The benefits of decimal come from our using base-10 for other purposes. I guess the best of all possible worlds would be to use duodecimal for all units (including our normal number system).

Then we'd get the ease of use of modern base-10 units plus the better factorisation of duodecimal.

(But we'd still have an impedance mismatch with the binary powers. The KB/KiB split wouldn't go away).



I don't see the point of a duodecimal system of units when a base 10 system is much more elegant. You would never end up with a 1/64th of something in the metric system. Fractions are a hack.

As an aside, I wonder how technology affects the units or systems we use. They had to rely on decimal or duodecimal systems for their units because they were doing all of their calculations manually (so did we until about 20 or so years ago btw,) but now that everyone* carries a computer on his/her pocket, what better systems could we design?

I guess binary might be an example of that. 2 values is not something that applies to everything, at least not naturally in the way the human mind works, but it is much more efficient for machines to process information, that makes sense.


> I don't see the point of a duodecimal system of units when a base 10 system is much more elegant. You would never end up with a 1/64th of something in the metric system. Fractions are a hack.

How is base 10 more elegant than base 12?

1/64th might result from a binary, octal or hexadecimal system; duodecimal tens to favour things like 1/3, 1/4, 1/6, 1/9, 1/12 and so on. The elegant thing is that in duodecimal all of those are non-repeating fractions: .4, .3, .2, .14, .01 respectively. Interestingly, in duodecimal 1/5 and 1/10 are non-repeating (this is also true in binary...).

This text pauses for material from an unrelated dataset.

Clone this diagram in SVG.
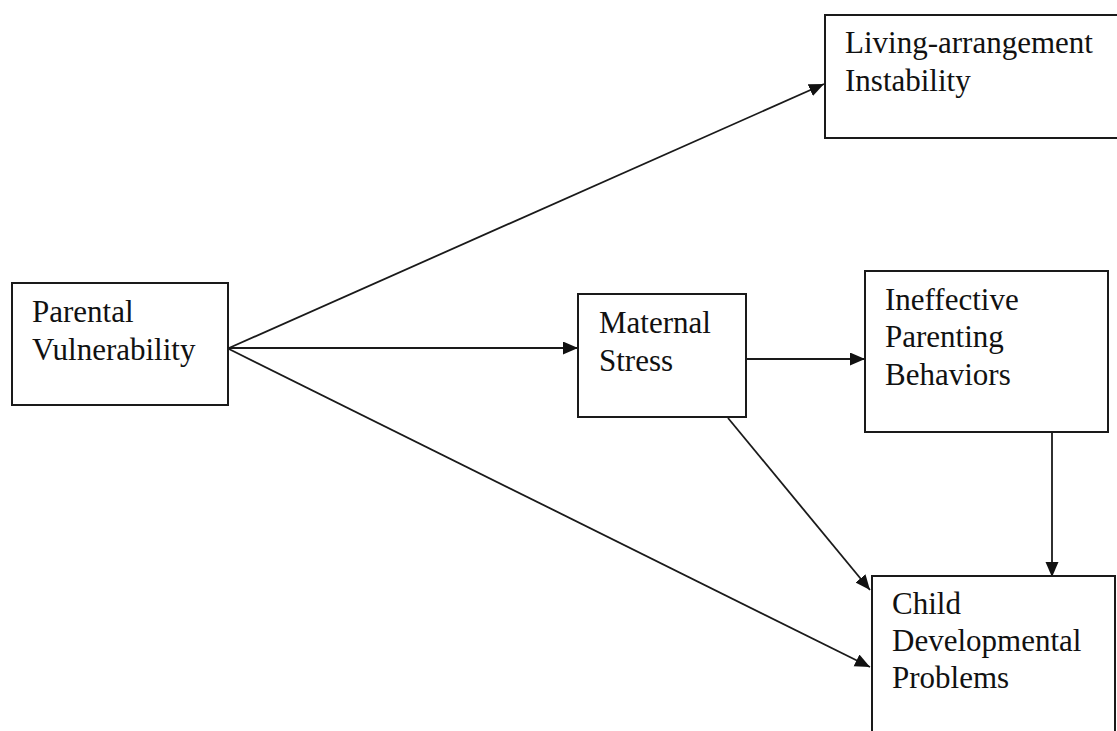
<svg xmlns="http://www.w3.org/2000/svg" width="1117" height="731" viewBox="0 0 1117 731">
  <style>
    .box { fill: #ffffff; stroke: #1a1a1a; stroke-width: 2; }
    .lbl { font-family: "Liberation Serif", "Times New Roman", serif; font-size: 31px; fill: #111111; }
    .edge { stroke: #1a1a1a; stroke-width: 1.8; fill: none; marker-end: url(#arrow); }
  </style>
  <defs>
    <marker id="arrow" markerUnits="userSpaceOnUse" markerWidth="16" markerHeight="14" refX="15" refY="6.5" orient="auto">
      <path d="M0,0 L15,6.5 L0,13 z" fill="#111111"/>
    </marker>
  </defs>
  <rect width="1117" height="731" fill="#ffffff"/>

  <g id="connectors">
    <line class="edge" x1="229" y1="348" x2="824" y2="84"/>
    <line class="edge" x1="229" y1="348" x2="578" y2="348"/>
    <line class="edge" x1="229" y1="349" x2="870" y2="667"/>
    <line class="edge" x1="746" y1="359" x2="865" y2="359"/>
    <line class="edge" x1="728" y1="418" x2="870" y2="590"/>
    <line class="edge" x1="1052" y1="432" x2="1052" y2="577"/>
  </g>

  <g id="parental-vulnerability">
    <rect class="box" x="12" y="283" width="216" height="122"/>
    <text class="lbl" x="32" y="322">Parental</text>
    <text class="lbl" x="32" y="360">Vulnerability</text>
  </g>

  <g id="maternal-stress">
    <rect class="box" x="578" y="294" width="168" height="123"/>
    <text class="lbl" x="599" y="333">Maternal</text>
    <text class="lbl" x="599" y="371">Stress</text>
  </g>

  <g id="living-arrangement-instability">
    <rect class="box" x="825" y="15" width="320" height="123"/>
    <text class="lbl" x="845" y="53">Living-arrangement</text>
    <text class="lbl" x="845" y="91">Instability</text>
  </g>

  <g id="ineffective-parenting-behaviors">
    <rect class="box" x="865" y="271" width="243" height="161"/>
    <text class="lbl" x="885" y="310">Ineffective</text>
    <text class="lbl" x="885" y="347">Parenting</text>
    <text class="lbl" x="885" y="385">Behaviors</text>
  </g>

  <g id="child-developmental-problems">
    <rect class="box" x="872" y="576" width="243" height="200"/>
    <text class="lbl" x="892" y="614">Child</text>
    <text class="lbl" x="892" y="651">Developmental</text>
    <text class="lbl" x="892" y="688">Problems</text>
  </g>
</svg>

Base 12 is far more elegant than base 10, but the conversions cost make the conversion to French units look cheap--and then we'd need to convert all our units to some sort of French units mark II.


> I guess binary might be an example of that. 2 values is not something that applies to everything, at least not naturally in the way the human mind works, but it is much more efficient for machines to process information, that makes sense.

For day-to-day use, it makes sense to use a system where you can express your age (in years) in one or two digits rather than five to seven. Hence, a hexadecimal system might be preferable as a representation.


Fractions are a hack? 'Cos decimal is so intuitive!

1/3 vs 0.3' ? Much elegance!

1/3+1/3+1/3==1 vs 0.3'+0.3'+0.3'==0.9'==1 or something.